* **Work to do**
From the entries below, gather every line containing the string "Clone".
(begin)
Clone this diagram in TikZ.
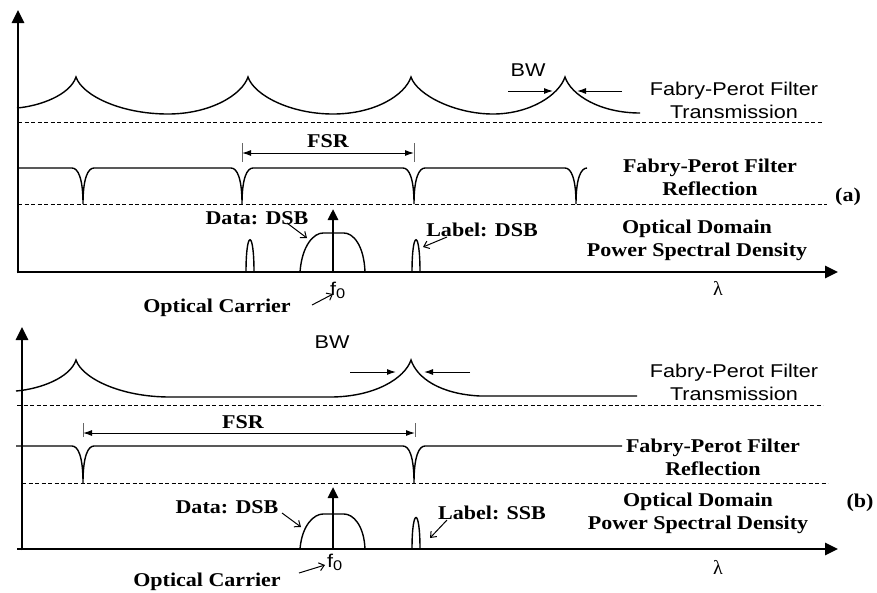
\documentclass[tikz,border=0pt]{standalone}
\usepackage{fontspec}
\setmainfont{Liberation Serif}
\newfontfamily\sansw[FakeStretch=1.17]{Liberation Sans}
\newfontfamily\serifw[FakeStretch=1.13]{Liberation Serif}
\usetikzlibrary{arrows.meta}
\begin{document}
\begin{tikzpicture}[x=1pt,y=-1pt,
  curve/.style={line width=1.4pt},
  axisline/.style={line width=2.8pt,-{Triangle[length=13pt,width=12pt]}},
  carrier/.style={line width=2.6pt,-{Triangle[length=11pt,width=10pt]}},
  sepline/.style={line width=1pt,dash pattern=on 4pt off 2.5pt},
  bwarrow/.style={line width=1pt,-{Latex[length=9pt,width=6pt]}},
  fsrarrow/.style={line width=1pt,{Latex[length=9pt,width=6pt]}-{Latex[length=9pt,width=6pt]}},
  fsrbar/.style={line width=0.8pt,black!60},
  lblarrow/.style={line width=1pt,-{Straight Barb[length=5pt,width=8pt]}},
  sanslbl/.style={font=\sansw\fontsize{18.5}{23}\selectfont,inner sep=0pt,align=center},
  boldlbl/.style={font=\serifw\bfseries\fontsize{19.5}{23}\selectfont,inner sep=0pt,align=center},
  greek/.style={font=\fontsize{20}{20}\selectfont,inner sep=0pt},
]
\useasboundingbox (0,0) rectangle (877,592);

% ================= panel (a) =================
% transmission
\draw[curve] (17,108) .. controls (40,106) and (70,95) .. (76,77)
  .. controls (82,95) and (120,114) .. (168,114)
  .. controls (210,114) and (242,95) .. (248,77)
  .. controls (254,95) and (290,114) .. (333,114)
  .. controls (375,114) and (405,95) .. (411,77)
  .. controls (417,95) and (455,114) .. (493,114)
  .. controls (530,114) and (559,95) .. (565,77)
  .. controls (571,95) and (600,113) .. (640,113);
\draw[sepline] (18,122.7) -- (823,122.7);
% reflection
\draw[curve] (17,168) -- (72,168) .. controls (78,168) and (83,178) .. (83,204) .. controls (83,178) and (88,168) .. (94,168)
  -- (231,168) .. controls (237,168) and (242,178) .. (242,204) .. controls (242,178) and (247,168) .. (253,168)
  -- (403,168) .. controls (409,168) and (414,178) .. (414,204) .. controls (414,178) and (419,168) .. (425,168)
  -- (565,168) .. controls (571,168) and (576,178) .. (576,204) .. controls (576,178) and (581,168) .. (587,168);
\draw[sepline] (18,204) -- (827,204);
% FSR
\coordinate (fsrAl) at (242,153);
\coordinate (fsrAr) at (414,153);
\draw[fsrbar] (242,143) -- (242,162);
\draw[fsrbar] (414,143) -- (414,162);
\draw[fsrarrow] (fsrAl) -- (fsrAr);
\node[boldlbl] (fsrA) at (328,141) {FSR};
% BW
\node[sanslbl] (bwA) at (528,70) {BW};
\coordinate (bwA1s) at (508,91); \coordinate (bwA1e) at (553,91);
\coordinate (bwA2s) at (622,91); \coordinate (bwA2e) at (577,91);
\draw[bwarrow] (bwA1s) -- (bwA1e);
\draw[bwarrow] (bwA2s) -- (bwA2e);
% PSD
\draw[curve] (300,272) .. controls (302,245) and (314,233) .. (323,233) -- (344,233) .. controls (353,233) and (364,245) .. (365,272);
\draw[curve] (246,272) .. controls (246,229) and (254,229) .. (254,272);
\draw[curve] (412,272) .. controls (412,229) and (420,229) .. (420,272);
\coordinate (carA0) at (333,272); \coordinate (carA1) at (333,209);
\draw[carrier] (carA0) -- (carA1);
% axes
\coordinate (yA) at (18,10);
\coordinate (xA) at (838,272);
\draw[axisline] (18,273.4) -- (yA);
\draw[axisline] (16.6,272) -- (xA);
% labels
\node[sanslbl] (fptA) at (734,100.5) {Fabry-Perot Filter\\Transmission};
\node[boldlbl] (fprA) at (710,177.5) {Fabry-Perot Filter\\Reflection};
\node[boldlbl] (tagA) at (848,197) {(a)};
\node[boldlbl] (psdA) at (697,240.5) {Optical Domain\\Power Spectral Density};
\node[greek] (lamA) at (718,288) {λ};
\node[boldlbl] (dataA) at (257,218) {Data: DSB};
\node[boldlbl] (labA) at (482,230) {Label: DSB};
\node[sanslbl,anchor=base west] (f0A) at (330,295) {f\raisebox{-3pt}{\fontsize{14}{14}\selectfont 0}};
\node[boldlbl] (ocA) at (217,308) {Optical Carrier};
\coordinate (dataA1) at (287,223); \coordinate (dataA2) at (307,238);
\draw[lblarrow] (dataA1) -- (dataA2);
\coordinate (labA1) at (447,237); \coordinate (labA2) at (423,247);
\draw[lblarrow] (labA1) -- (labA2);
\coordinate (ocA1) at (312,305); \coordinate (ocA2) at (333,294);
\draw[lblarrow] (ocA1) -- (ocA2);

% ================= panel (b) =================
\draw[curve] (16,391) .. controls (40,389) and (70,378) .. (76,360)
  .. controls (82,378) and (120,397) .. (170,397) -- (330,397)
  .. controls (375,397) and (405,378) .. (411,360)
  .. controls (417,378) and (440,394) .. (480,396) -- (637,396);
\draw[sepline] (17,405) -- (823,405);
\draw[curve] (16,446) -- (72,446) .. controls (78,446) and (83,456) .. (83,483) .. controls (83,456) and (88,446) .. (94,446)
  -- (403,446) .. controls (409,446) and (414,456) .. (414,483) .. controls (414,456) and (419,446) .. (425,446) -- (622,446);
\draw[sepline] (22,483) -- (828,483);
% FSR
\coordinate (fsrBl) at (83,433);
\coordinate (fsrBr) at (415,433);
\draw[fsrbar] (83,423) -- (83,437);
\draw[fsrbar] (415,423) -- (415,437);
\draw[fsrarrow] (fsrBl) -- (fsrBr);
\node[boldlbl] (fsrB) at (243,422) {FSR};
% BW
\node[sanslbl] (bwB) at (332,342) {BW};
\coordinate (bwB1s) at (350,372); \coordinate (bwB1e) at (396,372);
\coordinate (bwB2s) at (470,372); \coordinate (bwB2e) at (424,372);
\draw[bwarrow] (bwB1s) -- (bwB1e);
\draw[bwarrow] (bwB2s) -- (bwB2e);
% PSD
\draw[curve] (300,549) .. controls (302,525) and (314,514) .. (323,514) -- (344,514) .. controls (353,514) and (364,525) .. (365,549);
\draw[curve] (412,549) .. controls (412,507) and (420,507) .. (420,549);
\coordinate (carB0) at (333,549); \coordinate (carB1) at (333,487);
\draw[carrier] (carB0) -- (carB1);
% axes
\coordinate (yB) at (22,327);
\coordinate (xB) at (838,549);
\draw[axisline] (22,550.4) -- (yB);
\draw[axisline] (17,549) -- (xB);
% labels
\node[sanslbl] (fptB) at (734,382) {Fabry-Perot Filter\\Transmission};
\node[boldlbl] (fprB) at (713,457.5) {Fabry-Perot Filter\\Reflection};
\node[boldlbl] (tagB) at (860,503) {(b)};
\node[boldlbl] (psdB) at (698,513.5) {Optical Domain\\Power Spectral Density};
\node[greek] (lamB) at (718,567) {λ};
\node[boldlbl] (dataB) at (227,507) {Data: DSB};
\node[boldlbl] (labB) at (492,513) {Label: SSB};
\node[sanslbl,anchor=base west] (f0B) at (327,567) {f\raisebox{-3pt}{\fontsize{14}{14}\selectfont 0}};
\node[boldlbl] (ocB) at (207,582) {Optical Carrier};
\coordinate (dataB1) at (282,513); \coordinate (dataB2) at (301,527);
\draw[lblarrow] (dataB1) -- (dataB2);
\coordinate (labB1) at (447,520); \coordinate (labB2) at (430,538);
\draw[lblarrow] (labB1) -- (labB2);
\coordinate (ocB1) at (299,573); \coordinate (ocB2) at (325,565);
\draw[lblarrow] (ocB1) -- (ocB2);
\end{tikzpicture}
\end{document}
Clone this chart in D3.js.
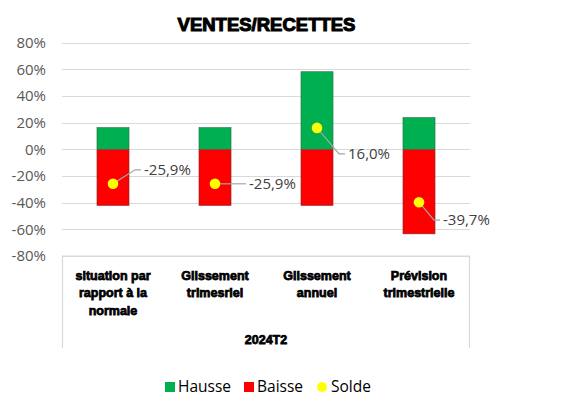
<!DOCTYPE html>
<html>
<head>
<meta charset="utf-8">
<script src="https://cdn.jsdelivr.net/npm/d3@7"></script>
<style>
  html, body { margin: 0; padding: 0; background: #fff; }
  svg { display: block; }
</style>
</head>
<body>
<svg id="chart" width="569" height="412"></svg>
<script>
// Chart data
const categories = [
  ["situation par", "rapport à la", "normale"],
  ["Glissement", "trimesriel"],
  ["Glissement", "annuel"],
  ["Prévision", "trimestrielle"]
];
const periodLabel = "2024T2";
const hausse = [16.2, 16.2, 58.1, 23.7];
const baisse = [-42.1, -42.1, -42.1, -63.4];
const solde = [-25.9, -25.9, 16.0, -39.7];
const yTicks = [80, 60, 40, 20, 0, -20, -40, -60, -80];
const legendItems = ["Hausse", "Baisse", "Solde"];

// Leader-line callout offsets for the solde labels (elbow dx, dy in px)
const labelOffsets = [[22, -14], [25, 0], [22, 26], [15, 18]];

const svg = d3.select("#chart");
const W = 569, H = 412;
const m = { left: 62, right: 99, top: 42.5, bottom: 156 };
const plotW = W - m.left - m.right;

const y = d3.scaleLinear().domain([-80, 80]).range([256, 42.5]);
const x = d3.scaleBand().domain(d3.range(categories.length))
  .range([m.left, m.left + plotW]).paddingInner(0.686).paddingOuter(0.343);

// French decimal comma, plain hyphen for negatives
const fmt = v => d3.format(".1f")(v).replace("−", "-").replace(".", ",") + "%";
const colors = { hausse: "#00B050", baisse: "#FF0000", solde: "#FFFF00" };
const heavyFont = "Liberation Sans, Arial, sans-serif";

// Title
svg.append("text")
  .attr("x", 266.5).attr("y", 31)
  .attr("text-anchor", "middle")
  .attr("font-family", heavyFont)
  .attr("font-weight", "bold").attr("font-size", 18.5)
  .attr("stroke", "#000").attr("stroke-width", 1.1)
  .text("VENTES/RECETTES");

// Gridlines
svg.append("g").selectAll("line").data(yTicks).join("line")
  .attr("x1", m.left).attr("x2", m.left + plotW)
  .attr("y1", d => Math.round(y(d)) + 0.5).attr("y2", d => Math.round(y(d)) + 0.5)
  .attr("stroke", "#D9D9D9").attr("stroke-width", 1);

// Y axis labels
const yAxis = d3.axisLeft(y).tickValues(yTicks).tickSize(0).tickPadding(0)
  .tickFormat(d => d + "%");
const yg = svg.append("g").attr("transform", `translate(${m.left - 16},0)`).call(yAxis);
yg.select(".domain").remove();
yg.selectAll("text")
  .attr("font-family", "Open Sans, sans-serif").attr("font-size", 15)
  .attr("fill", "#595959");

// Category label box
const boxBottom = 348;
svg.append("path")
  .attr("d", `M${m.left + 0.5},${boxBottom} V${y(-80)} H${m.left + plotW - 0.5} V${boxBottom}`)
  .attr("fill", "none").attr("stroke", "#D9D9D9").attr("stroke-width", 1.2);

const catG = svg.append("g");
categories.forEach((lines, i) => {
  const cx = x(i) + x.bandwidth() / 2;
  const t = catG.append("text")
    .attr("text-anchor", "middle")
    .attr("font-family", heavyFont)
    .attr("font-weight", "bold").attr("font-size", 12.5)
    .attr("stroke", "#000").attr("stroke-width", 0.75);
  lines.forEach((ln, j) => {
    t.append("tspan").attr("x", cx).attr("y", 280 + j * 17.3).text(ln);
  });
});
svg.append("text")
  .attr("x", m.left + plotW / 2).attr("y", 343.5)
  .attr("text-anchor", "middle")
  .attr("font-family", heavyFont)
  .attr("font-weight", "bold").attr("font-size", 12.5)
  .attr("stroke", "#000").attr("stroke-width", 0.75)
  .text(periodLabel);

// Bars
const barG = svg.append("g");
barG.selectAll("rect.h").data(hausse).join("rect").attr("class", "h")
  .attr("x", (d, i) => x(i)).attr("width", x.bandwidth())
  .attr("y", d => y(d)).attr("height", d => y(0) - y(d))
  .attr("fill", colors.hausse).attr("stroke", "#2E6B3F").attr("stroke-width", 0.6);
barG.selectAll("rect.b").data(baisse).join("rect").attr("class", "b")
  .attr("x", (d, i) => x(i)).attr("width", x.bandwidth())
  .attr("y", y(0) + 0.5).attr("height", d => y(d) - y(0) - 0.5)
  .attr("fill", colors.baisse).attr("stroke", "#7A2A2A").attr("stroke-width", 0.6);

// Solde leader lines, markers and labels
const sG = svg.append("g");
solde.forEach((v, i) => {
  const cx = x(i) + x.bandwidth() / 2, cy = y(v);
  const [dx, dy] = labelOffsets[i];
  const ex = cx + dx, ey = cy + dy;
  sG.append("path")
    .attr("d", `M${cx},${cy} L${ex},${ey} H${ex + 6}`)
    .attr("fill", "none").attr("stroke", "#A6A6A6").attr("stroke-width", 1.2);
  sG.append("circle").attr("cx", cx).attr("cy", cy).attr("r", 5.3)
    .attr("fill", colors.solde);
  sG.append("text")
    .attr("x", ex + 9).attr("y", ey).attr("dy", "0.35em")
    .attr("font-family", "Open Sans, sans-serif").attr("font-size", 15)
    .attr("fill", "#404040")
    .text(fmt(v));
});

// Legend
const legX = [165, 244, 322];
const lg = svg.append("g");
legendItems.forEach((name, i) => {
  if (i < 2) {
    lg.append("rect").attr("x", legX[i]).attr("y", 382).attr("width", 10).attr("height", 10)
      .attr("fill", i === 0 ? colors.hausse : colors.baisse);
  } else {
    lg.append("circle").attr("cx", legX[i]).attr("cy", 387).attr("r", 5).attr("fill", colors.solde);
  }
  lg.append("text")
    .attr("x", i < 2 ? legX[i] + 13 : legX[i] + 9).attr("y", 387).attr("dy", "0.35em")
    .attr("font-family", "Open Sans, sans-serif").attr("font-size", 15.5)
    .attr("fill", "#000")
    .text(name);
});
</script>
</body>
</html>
(end)
* **Written answer**
Clone this diagram in TikZ.
Clone this chart in D3.js.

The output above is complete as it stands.